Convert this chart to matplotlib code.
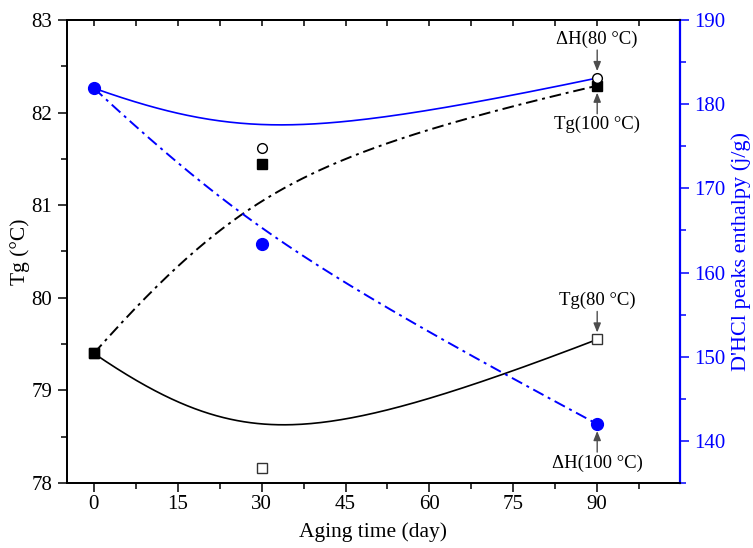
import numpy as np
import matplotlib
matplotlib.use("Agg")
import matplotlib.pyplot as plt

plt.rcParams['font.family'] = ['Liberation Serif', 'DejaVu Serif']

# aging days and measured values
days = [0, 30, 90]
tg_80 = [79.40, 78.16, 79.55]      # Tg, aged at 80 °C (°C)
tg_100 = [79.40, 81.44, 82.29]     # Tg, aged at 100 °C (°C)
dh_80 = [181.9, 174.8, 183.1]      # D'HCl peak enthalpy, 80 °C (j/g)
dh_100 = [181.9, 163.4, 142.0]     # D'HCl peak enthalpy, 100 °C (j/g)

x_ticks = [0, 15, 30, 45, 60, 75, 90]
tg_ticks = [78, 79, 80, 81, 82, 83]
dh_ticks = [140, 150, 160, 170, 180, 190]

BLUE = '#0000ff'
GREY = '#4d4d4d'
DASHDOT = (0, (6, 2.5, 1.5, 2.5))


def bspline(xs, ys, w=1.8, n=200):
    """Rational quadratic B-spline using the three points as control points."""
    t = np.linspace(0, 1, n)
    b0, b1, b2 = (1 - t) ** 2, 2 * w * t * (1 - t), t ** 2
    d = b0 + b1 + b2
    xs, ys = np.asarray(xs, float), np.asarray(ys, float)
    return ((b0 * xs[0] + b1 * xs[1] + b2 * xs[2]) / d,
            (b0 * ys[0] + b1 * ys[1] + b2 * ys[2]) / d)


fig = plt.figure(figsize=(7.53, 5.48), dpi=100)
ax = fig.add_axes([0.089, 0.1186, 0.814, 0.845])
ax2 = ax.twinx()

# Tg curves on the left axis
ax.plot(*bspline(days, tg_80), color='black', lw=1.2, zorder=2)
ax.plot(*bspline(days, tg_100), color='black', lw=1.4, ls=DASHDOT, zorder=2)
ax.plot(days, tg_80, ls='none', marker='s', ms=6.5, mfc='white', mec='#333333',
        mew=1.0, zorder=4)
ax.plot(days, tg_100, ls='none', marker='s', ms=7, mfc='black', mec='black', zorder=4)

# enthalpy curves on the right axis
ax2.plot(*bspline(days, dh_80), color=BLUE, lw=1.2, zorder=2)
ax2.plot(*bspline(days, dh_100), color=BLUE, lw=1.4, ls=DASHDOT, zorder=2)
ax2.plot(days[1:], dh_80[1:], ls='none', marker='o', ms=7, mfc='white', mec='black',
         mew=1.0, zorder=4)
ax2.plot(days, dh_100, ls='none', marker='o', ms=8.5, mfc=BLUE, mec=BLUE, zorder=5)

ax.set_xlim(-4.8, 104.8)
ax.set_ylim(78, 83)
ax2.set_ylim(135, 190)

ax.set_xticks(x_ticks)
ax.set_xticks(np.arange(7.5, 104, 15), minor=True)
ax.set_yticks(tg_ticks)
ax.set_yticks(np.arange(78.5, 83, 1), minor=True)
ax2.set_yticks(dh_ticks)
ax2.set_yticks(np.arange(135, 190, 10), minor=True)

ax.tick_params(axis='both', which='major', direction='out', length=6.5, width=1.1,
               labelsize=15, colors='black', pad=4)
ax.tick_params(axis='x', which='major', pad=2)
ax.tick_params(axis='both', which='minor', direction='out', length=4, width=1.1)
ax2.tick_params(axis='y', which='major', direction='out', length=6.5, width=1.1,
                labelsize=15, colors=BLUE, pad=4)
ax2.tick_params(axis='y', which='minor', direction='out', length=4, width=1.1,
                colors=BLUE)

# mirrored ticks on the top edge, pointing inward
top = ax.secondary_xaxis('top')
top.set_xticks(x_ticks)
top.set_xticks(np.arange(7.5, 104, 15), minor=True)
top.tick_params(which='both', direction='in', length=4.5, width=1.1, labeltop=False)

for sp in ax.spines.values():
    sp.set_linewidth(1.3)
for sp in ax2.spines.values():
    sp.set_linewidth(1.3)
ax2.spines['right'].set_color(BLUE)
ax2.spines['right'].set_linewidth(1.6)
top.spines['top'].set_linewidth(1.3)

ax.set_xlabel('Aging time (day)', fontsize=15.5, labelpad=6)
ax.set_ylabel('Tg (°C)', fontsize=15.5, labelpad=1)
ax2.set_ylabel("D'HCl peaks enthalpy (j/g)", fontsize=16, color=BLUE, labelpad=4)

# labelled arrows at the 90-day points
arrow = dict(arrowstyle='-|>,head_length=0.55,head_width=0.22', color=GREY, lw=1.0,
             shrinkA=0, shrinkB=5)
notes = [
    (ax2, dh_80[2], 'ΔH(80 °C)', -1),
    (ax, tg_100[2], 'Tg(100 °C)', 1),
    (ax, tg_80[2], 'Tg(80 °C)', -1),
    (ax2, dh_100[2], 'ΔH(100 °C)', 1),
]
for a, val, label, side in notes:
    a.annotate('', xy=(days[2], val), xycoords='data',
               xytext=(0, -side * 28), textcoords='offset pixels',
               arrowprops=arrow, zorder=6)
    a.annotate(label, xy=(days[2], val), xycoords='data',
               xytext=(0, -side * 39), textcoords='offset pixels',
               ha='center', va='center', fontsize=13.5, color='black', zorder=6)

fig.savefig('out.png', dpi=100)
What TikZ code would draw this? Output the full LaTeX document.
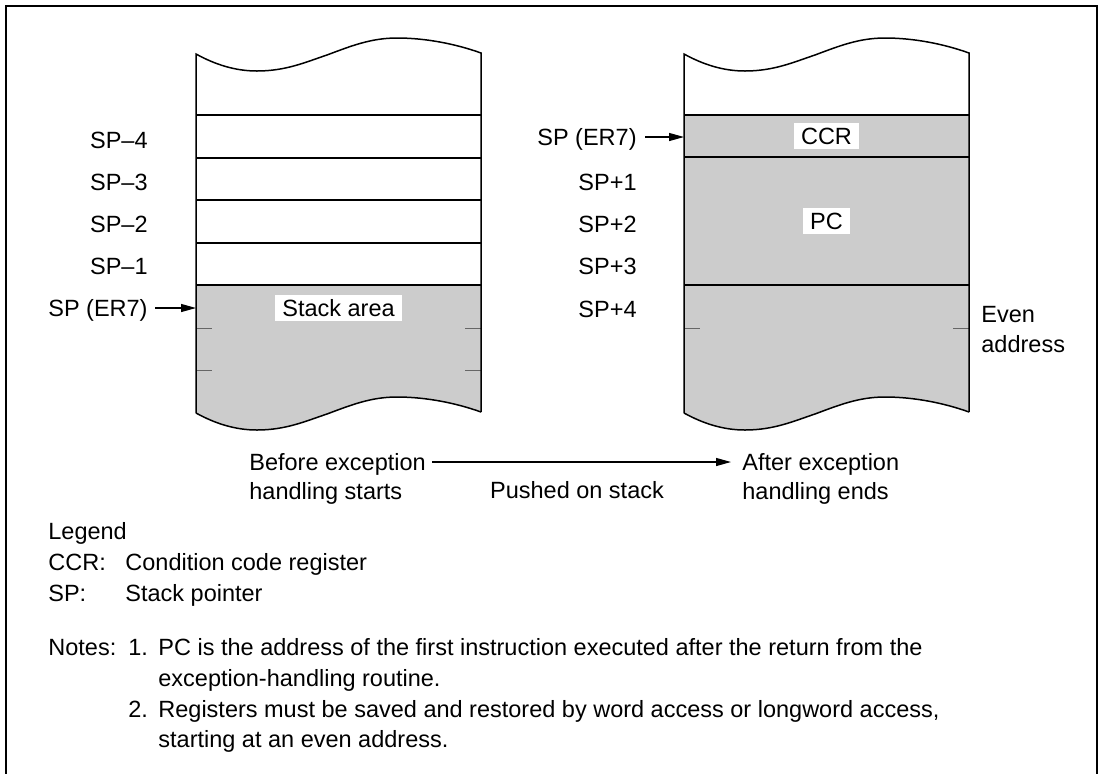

══════════════════════════════

▶ _Problem statement_: Track down all lines above with the string "this" and copy them.

▶ _Task result_:
Convert this chart to matplotlib code.
What TikZ code would draw this? Output the full LaTeX document.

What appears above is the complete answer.